In essence, trade analytics drills down into how well trades are executed and how individual strategies perform, while market analysis looks at why markets move and where opportunities might lie. Trade analytics informs tactical trading decisions; market analysis informs strategic investment decisions.

FAQs

What kind of data is used in trade analytics?

Trade analytics uses a wide range of data, including historical and real-time Market data (e.g., prices, volumes, bid-ask spreads), executed trade data (e.g., fill prices, timestamps, order types), and reference data (e.g., instrument details, venue information). It also incorporates macroeconomic data and news sentiment for broader context.

How does trade analytics improve trading performance?

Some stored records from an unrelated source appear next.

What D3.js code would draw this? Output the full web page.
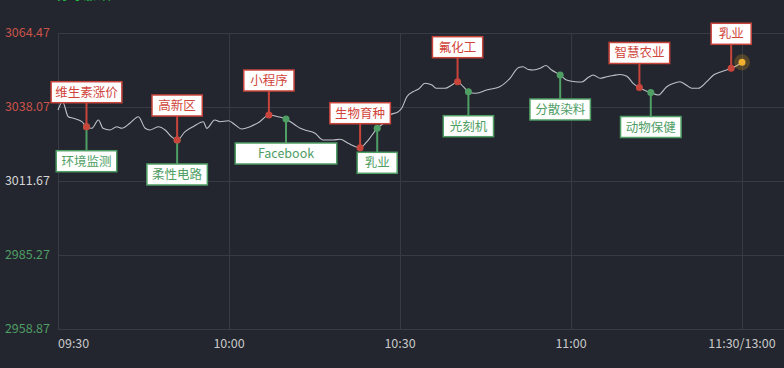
<!DOCTYPE html>
<html>
<head>
<meta charset="utf-8">
<script src="https://cdn.jsdelivr.net/npm/d3@7"></script>
<style>
html,body{margin:0;padding:0;background:#23262e;}
svg{display:block;}
text{font-family:"Noto Sans CJK SC","Noto Sans",sans-serif;}
</style>
</head>
<body>
<svg id="chart" width="784" height="368"></svg>
<script>
// minutes since 09:30
const times = [0,0.8,1.8,2.7,4.2,5.0,5.9,7.1,7.9,9.1,10.3,11.2,12.6,14.1,15.3,16.1,17.6,18.8,19.9,20.9,
  22.3,23.7,25.5,26.1,27.5,28.4,29.9,31.1,32.2,33.7,35.4,37.0,38.6,40.0,41.6,42.5,43.3,45.1,46.5,48.3,
  49.5,50.9,53.0,54.2,56.0,57.4,58.2,59.7,60.3,61.2,62.3,63.2,64.4,65.6,66.4,67.9,69.1,70.1,71.1,72.0,
  73.2,75.2,77.5,79.3,80.8,81.6,82.5,83.4,84.6,85.6,86.6,88.1,89.2,90.7,91.9,93.0,93.9,95.1,96.3,97.4,
  98.6,99.8,100.9,102.0,103.0,104.0,105.3,106.8,107.9,109.1,110.2,111.2,112.3,113.8,115.0,116.4,118.1,119.0,120];
const values = [3037.00,3039.96,3034.61,3034.04,3032.83,3031.04,3030.47,3033.43,3030.47,3029.86,3031.04,3030.47,3032.25,3034.61,3030.47,3029.86,3031.04,3029.86,3027.47,3026.30,
  3029.26,3031.04,3032.83,3030.47,3033.43,3032.83,3033.18,3031.65,3030.22,3031.04,3032.83,3035.22,3034.61,3033.79,3031.65,3030.47,3029.86,3028.69,3026.30,3026.30,
  3026.55,3025.12,3023.55,3025.69,3030.47,3032.83,3035.22,3036.39,3037.61,3041.74,3043.53,3044.38,3046.53,3045.92,3044.74,3044.74,3045.92,3047.10,3045.31,3043.53,
  3042.96,3044.13,3045.31,3048.31,3052.16,3052.45,3051.45,3051.27,3051.88,3052.88,3051.27,3049.49,3047.70,3047.10,3046.99,3048.59,3049.49,3048.31,3048.88,3049.31,
  3049.66,3049.06,3046.53,3045.03,3043.96,3043.24,3042.35,3045.31,3046.45,3047.10,3045.92,3044.74,3044.74,3047.10,3049.49,3050.66,3051.88,3052.70,3054.02];

const yTicks = [3064.47,3038.07,3011.67,2985.27,2958.87];
const xTicks = [0,30,60,90,120];
const xTickLabels = ["09:30","10:00","10:30","11:00","11:30/13:00"];

const upTimes = [5.0,20.9,37.0,53.0,70.1,102.0,118.1];
const upLabels = ["维生素涨价","高新区","小程序","生物育种","氟化工","智慧农业","乳业"];
const downTimes = [5.0,20.9,40.0,56.0,72.0,88.1,104.0];
const downLabels = ["环境监测","柔性电路","Facebook","乳业","光刻机","分散染料","动物保健"];

(function(){
const W = 784, H = 368;
const pL = 58, pR = 742, pT = 33, pB = 329;
const RED = "#c9453c", GREEN = "#4f9e64";
const svg = d3.select("#chart");

const x = d3.scaleLinear().domain([0,120]).range([pL,pR]);
const y = d3.scaleLinear().domain([2958.87,3064.47]).range([pB,pT]);

// top clipped text
svg.append("text").attr("x",57).attr("y",-0.5).attr("fill","#22c044").attr("font-size",12)
  .text("分时  涨  跌");

// grid
const g = svg.append("g");
g.selectAll(".hg").data(yTicks).join("line")
  .attr("x1",pL).attr("x2",W).attr("y1",d=>Math.round(y(d))+0.5).attr("y2",d=>Math.round(y(d))+0.5)
  .attr("stroke","#383b43").attr("stroke-width",1);
g.selectAll(".vg").data(xTicks).join("line")
  .attr("x1",d=>Math.round(x(d))+0.5).attr("x2",d=>Math.round(x(d))+0.5).attr("y1",pT).attr("y2",pB)
  .attr("stroke","#383b43").attr("stroke-width",1);

// y labels
const yColor = (d,i)=> i<2 ? "#c9524a" : (i===2 ? "#d4d4d4" : "#4f9e64");
svg.selectAll(".yl").data(yTicks).join("text")
  .attr("x",50).attr("y",d=>y(d)).attr("dy","0.35em").attr("text-anchor","end")
  .attr("font-size",12.5).attr("fill",yColor).text(d=>d.toFixed(2));

// x labels
svg.selectAll(".xl").data(xTicks).join("text")
  .attr("x",d=>x(d)).attr("y",348)
  .attr("text-anchor",(d,i)=> i===0 ? "start" : "middle")
  .attr("font-size",12.5).attr("fill","#c8c8c8").text((d,i)=>xTickLabels[i]);

// line
const pts = times.map((t,i)=>[t,values[i]]);
svg.append("path").datum(pts)
  .attr("d",d3.line().x(d=>x(d[0])).y(d=>y(d[1])).curve(d3.curveMonotoneX))
  .attr("fill","none").attr("stroke","#bfc2c8").attr("stroke-width",1.1);

function valAt(t){ const i = times.indexOf(t); return values[i]; }
function boxW(s){ return 10.25*s.length + 19.5; }
const BH = 21, STEM = 24;

// down (green) annotations
downTimes.forEach((t,i)=>{
  const px = x(t), py = y(valAt(t)), w = boxW(downLabels[i]);
  svg.append("line").attr("x1",px).attr("x2",px).attr("y1",py).attr("y2",py+STEM)
    .attr("stroke",GREEN).attr("stroke-width",2);
  svg.append("rect").attr("x",px-w/2).attr("y",py+STEM).attr("width",w).attr("height",BH)
    .attr("fill","#ffffff").attr("stroke",GREEN).attr("stroke-width",1.5);
  svg.append("text").attr("x",px).attr("y",py+STEM+BH/2).attr("dy","0.36em").attr("text-anchor","middle")
    .attr("font-size",12.5).attr("fill","#4f9e64").text(downLabels[i]);
  svg.append("circle").attr("cx",px).attr("cy",py).attr("r",3.5).attr("fill",GREEN);
});

// up (red) annotations
upTimes.forEach((t,i)=>{
  const px = x(t), py = y(valAt(t)), w = boxW(upLabels[i]);
  svg.append("line").attr("x1",px).attr("x2",px).attr("y1",py).attr("y2",py-STEM)
    .attr("stroke",RED).attr("stroke-width",2);
  svg.append("rect").attr("x",px-w/2).attr("y",py-STEM-BH).attr("width",w).attr("height",BH)
    .attr("fill","#ffffff").attr("stroke",RED).attr("stroke-width",1.5);
  svg.append("text").attr("x",px).attr("y",py-STEM-BH/2).attr("dy","0.36em").attr("text-anchor","middle")
    .attr("font-size",12.5).attr("fill","#d0443a").text(upLabels[i]);
  svg.append("circle").attr("cx",px).attr("cy",py).attr("r",3.5).attr("fill",RED);
});

// end glow dot
const lt = times[times.length-1], lv = values[values.length-1];
svg.append("circle").attr("cx",x(lt)).attr("cy",y(lv)).attr("r",8).attr("fill","#e0a020").attr("opacity",0.25);
svg.append("circle").attr("cx",x(lt)).attr("cy",y(lv)).attr("r",3.5).attr("fill","#f0b030");
})();
</script>
</body>
</html>
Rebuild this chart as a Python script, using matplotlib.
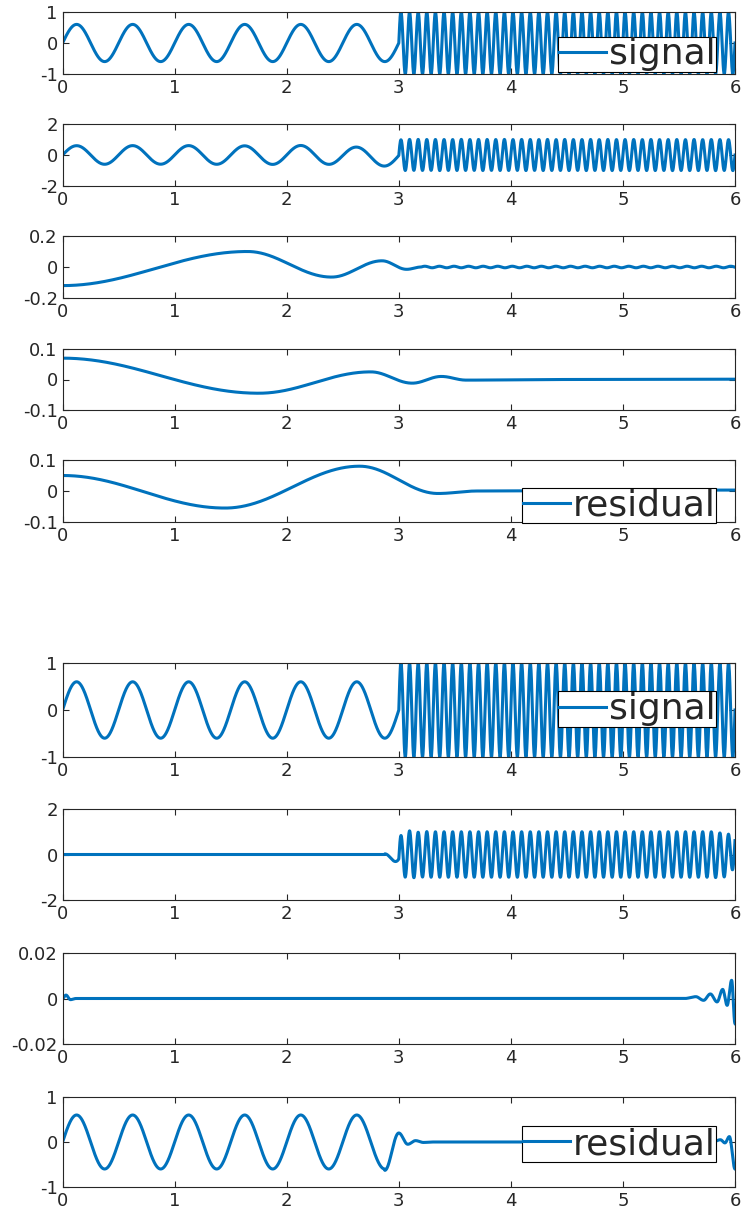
import numpy as np
import matplotlib
matplotlib.use("Agg")
import matplotlib.pyplot as plt

# --- signal parameters ---
SWITCH_T = 3.0          # s, where the tone changes
LF_FREQ = 2.0           # Hz, first half
LF_AMP = 0.6
HF_FREQ = 13.0          # Hz, second half
HF_AMP = 1.0

# top decomposition: key points (time, value) of the slow components
top_imf2_t = [0.0, 1.65, 2.4, 2.85, 3.07, 3.2]
top_imf2_v = [-0.12, 0.10, -0.065, 0.04, -0.015, 0.0]
top_imf2_ripple = (0.005, 0.13)      # amplitude, period after 3.2 s
top_imf3_t = [0.0, 1.75, 2.75, 3.12, 3.38, 3.6, 4.5, 6.0]
top_imf3_v = [0.07, -0.045, 0.025, -0.012, 0.01, -0.002, 0.0, 0.001]
top_res_t = [0.0, 1.45, 2.65, 3.35, 3.7, 6.0]
top_res_v = [0.05, -0.055, 0.08, -0.008, 0.0, 0.003]

# bottom decomposition
bot_imf2_t = [0.0, 0.03, 0.07, 0.12, 5.55, 5.65, 5.72, 5.78, 5.84, 5.89, 5.93, 5.97, 6.0]
bot_imf2_v = [0.0, 0.0015, -0.0005, 0.0, 0.0, 0.0008, -0.0008, 0.002, -0.0015, 0.004, -0.003, 0.008, -0.011]
bot_res_t = [2.875, 3.0, 3.08, 3.15, 3.22, 3.3, 5.8, 5.87, 5.91, 5.95, 6.0]
bot_res_v = [-0.63, 0.2, -0.05, 0.03, -0.01, 0.0, 0.0, 0.05, -0.02, 0.12, -0.6]

labels_top = ["signal", None, None, None, "residual"]
labels_bot = ["signal", None, None, "residual"]
ylims_top = [1, 2, 0.2, 0.1, 0.1]
ylims_bot = [1, 2, 0.02, 1]
ytick_fmt = {1: ["-1", "0", "1"], 2: ["-2", "0", "2"], 0.2: ["-0.2", "0", "0.2"],
             0.1: ["-0.1", "0", "0.1"], 0.02: ["-0.02", "0", "0.02"]}


def through(t, kt, kv):
    # half-cosine segments between read-off extrema
    out = np.zeros_like(t)
    for i in range(len(kt) - 1):
        m = (t >= kt[i]) & (t <= kt[i + 1])
        s = (t[m] - kt[i]) / (kt[i + 1] - kt[i])
        out[m] = kv[i] + (kv[i + 1] - kv[i]) * (1 - np.cos(np.pi * s)) / 2
    return out


t = np.linspace(0, 6, 3001)
signal = np.where(t < SWITCH_T,
                  LF_AMP * np.sin(2 * np.pi * LF_FREQ * t),
                  HF_AMP * np.sin(2 * np.pi * HF_FREQ * (t - SWITCH_T)))

imf2 = through(t, top_imf2_t, top_imf2_v)
amp, per = top_imf2_ripple
imf2 += np.where(t > 3.2, amp * np.sin(2 * np.pi * (t - 3.2) / per), 0)
imf3 = through(t, top_imf3_t, top_imf3_v)
res = through(t, top_res_t, top_res_v)
imf1 = signal - imf2 - imf3 - res
top = [signal, imf1, imf2, imf3, res]

b_imf2 = through(t, bot_imf2_t, bot_imf2_v)
b_res = np.where(t <= bot_res_t[0], LF_AMP * np.sin(2 * np.pi * LF_FREQ * t),
                 through(t, bot_res_t, bot_res_v))
b_imf1 = signal - b_imf2 - b_res
bot = [signal, b_imf1, b_imf2, b_res]

# axes layout in pixels (top, bottom) of the 744x1222 figure
W, H = 744, 1222
x0, x1 = 62.6, 735
rows = [(12, 74), (124, 186), (236, 298), (349, 410), (460, 522),
        (663, 757), (809, 900), (953, 1044), (1097, 1187)]
leg_y = {0: 0.03, 4: -0.02, 5: 0.32, 8: 0.28}

plt.rcParams["font.family"] = ["DejaVu Sans"]
fig = plt.figure(figsize=(W / 100, H / 100), dpi=100)
blue = "#0072BD"
edge = "#262626"

series = top + bot
labels = labels_top + labels_bot
ylims = ylims_top + ylims_bot
for k, (yt, yb) in enumerate(rows):
    ax = fig.add_axes([x0 / W, 1 - yb / H, (x1 - x0) / W, (yb - yt) / H])
    ax.plot(t, series[k], color=blue, lw=2.2, label=labels[k])
    lim = ylims[k]
    ax.set_xlim(0, 6)
    ax.set_ylim(-lim, lim)
    ax.set_xticks(range(7))
    ax.set_yticks([-lim, 0, lim])
    ax.set_yticklabels(ytick_fmt[lim])
    ax.tick_params(direction="in", top=True, right=True, length=4,
                   labelsize=13, colors=edge, labelcolor=edge, width=0.8)
    for sp in ax.spines.values():
        sp.set_color(edge)
        sp.set_linewidth(0.8)
    if labels[k]:
        leg = ax.legend(loc="lower right", bbox_to_anchor=(0.972, leg_y[k]),
                        fontsize=26, frameon=True, fancybox=False,
                        framealpha=1, borderpad=0.02, handlelength=1.3,
                        handletextpad=0.08, borderaxespad=0)
        leg.get_frame().set_edgecolor("black")
        leg.get_frame().set_linewidth(0.8)
        for txt in leg.get_texts():
            txt.set_color(edge)

fig.savefig("out.png", dpi=100)
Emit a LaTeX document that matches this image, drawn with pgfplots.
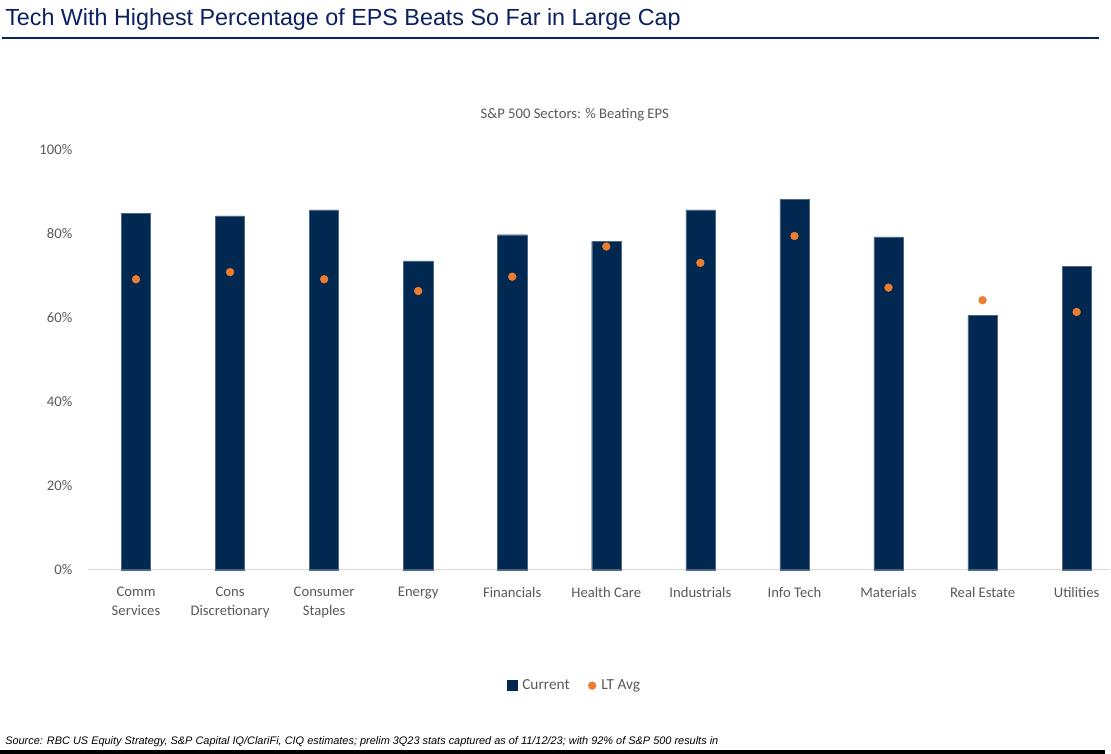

Trade analytics improves performance by providing actionable insights into trading efficiency and strategy effectiveness. By analyzing Performance metrics like slippage, Transaction costs, and profitability across various market conditions, traders can identify weaknesses in their Trading strategies and adjust them for better outcomes. It helps in optimizing Execution speed and minimizing adverse market impact.

Is trade analytics only for large financial institutions?

While large financial institutions, especially those involved in Algorithmic trading and high-frequency trading, are major users of sophisticated trade analytics, the principles and simpler tools are accessible to individual traders and smaller firms. Many online brokerage platforms now offer basic trade analysis features and Data visualization to help users evaluate their trading history.

What are the main challenges in implementing trade analytics?

Key challenges include managing and processing vast volumes of diverse data, ensuring data quality, avoiding biases like "data mining" from historical analysis, and integrating various data sources. Additionally, developing and maintaining the necessary technological infrastructure and hiring skilled professionals proficient in Statistical models and financial markets can be complex and costly.